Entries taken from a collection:
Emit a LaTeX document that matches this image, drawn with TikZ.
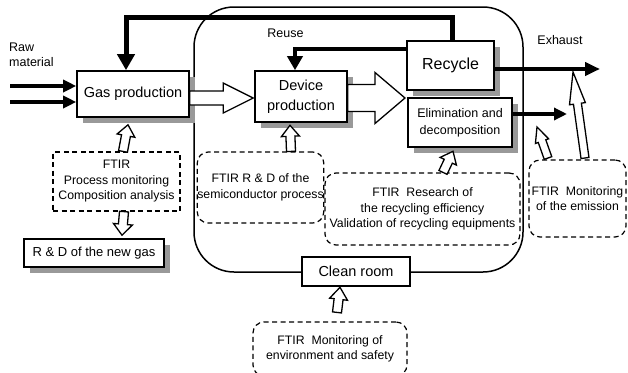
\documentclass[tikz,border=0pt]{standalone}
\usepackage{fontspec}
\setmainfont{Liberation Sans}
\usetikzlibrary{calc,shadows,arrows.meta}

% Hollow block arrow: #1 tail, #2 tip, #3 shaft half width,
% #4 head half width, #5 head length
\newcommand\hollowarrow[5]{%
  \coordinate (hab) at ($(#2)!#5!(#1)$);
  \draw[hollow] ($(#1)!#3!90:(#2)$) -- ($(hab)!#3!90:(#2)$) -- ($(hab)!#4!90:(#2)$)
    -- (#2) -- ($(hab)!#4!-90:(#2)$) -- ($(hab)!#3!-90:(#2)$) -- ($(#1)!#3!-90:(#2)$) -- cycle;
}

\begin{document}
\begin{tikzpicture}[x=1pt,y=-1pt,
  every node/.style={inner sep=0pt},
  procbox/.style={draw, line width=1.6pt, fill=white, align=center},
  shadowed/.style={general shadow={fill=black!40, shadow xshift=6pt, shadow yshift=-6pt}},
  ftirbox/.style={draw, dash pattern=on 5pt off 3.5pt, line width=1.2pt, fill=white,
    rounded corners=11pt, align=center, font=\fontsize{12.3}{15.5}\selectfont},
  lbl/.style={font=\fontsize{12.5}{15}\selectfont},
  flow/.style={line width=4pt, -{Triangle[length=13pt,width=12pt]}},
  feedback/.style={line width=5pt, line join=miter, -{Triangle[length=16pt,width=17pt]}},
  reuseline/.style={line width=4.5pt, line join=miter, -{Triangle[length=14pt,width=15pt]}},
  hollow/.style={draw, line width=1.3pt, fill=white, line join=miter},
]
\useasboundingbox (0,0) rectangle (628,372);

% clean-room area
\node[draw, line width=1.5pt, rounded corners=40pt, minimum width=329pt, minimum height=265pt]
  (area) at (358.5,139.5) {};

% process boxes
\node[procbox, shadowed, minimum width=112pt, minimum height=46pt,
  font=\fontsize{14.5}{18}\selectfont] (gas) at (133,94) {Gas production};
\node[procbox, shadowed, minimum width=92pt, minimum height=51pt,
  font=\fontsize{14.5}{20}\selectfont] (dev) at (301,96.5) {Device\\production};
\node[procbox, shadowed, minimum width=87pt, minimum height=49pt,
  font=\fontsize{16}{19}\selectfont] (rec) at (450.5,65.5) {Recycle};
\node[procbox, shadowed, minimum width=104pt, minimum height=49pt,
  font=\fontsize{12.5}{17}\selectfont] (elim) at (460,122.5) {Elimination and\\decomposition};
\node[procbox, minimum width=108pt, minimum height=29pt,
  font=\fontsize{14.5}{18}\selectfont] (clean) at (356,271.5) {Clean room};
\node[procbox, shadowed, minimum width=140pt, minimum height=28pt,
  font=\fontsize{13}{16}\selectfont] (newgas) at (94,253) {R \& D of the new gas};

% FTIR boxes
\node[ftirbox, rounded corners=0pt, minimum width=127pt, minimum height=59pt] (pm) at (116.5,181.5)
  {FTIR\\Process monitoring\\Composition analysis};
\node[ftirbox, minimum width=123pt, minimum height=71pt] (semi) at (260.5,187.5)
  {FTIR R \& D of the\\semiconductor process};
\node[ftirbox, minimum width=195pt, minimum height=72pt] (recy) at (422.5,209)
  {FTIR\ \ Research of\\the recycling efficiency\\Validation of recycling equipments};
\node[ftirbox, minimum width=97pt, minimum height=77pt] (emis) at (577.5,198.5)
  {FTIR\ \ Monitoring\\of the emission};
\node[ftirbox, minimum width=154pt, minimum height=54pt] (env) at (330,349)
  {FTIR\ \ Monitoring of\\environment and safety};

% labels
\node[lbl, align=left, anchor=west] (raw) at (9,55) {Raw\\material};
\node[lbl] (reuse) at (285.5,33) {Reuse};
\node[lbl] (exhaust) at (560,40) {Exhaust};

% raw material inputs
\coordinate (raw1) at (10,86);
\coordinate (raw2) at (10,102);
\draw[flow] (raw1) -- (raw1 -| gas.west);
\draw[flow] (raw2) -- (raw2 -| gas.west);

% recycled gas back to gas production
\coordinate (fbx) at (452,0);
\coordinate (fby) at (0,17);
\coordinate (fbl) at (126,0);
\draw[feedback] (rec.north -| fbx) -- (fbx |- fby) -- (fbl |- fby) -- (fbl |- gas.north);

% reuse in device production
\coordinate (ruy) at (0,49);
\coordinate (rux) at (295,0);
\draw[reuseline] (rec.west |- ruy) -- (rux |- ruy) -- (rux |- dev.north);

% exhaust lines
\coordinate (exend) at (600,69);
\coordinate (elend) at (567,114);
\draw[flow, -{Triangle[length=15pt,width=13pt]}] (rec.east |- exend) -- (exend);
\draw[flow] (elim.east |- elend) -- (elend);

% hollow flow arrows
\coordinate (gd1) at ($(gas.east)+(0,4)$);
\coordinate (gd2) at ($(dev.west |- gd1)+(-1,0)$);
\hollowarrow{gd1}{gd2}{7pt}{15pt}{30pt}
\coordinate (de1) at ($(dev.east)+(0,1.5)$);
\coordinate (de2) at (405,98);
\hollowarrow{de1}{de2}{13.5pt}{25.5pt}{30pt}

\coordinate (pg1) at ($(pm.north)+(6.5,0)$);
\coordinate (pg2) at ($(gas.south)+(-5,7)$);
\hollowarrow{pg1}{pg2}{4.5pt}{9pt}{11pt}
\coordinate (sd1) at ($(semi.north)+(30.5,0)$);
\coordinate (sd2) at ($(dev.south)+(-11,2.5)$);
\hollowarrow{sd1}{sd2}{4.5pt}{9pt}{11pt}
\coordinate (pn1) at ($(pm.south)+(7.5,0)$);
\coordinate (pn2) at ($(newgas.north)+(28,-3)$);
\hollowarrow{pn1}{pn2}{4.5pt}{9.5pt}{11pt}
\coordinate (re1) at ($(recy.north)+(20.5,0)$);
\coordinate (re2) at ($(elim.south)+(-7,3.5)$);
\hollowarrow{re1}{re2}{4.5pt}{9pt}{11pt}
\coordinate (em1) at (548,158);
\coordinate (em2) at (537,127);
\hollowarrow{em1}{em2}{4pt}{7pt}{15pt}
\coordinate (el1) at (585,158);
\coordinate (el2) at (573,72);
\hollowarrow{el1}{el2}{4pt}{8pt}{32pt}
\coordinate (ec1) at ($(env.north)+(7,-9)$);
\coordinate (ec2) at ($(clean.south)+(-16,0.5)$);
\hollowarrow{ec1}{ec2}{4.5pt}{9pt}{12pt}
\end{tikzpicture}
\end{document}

...

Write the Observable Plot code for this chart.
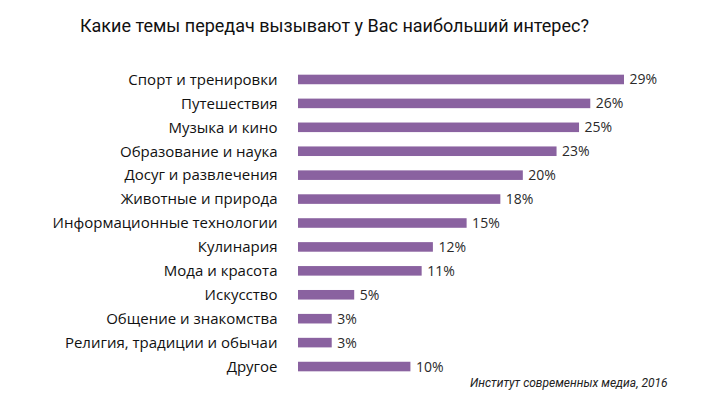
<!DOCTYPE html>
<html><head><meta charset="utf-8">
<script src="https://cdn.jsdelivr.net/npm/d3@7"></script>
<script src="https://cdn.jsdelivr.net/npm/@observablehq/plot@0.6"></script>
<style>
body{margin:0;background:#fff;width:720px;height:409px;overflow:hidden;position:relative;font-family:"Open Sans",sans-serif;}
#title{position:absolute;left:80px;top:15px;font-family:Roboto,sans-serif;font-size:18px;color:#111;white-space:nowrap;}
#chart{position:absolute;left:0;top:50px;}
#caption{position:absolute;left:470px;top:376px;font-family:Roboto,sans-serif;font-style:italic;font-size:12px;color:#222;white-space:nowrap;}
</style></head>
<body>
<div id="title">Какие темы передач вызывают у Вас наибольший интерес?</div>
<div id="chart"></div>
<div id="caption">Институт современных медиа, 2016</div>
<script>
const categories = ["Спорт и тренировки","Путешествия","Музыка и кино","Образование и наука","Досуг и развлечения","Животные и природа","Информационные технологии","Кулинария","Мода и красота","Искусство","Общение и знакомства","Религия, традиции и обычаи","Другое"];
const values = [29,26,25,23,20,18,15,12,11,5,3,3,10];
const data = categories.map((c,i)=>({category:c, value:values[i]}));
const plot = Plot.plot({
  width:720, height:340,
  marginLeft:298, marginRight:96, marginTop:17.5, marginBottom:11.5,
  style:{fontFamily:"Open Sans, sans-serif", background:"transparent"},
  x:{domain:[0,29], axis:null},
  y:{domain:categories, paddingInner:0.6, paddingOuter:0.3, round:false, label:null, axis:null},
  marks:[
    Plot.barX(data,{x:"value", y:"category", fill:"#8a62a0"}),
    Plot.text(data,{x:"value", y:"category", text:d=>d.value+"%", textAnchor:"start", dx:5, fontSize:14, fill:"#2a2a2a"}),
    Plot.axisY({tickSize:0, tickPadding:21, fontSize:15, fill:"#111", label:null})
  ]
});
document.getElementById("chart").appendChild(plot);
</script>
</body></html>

DESCRIPTION OF THE TASK:
Using the entries above, repeat exactly the lines from the one with "Emit a LaTeX" to the one with "(area) at (358.5,139.5)", both included, and leave the pictures behind.

WRITTEN RESPONSE:
Emit a LaTeX document that matches this image, drawn with TikZ.
\documentclass[tikz,border=0pt]{standalone}
\usepackage{fontspec}
\setmainfont{Liberation Sans}
\usetikzlibrary{calc,shadows,arrows.meta}

% Hollow block arrow: #1 tail, #2 tip, #3 shaft half width,
% #4 head half width, #5 head length
\newcommand\hollowarrow[5]{%
  \coordinate (hab) at ($(#2)!#5!(#1)$);
  \draw[hollow] ($(#1)!#3!90:(#2)$) -- ($(hab)!#3!90:(#2)$) -- ($(hab)!#4!90:(#2)$)
    -- (#2) -- ($(hab)!#4!-90:(#2)$) -- ($(hab)!#3!-90:(#2)$) -- ($(#1)!#3!-90:(#2)$) -- cycle;
}

\begin{document}
\begin{tikzpicture}[x=1pt,y=-1pt,
  every node/.style={inner sep=0pt},
  procbox/.style={draw, line width=1.6pt, fill=white, align=center},
  shadowed/.style={general shadow={fill=black!40, shadow xshift=6pt, shadow yshift=-6pt}},
  ftirbox/.style={draw, dash pattern=on 5pt off 3.5pt, line width=1.2pt, fill=white,
    rounded corners=11pt, align=center, font=\fontsize{12.3}{15.5}\selectfont},
  lbl/.style={font=\fontsize{12.5}{15}\selectfont},
  flow/.style={line width=4pt, -{Triangle[length=13pt,width=12pt]}},
  feedback/.style={line width=5pt, line join=miter, -{Triangle[length=16pt,width=17pt]}},
  reuseline/.style={line width=4.5pt, line join=miter, -{Triangle[length=14pt,width=15pt]}},
  hollow/.style={draw, line width=1.3pt, fill=white, line join=miter},
]
\useasboundingbox (0,0) rectangle (628,372);

% clean-room area
\node[draw, line width=1.5pt, rounded corners=40pt, minimum width=329pt, minimum height=265pt]
  (area) at (358.5,139.5) {};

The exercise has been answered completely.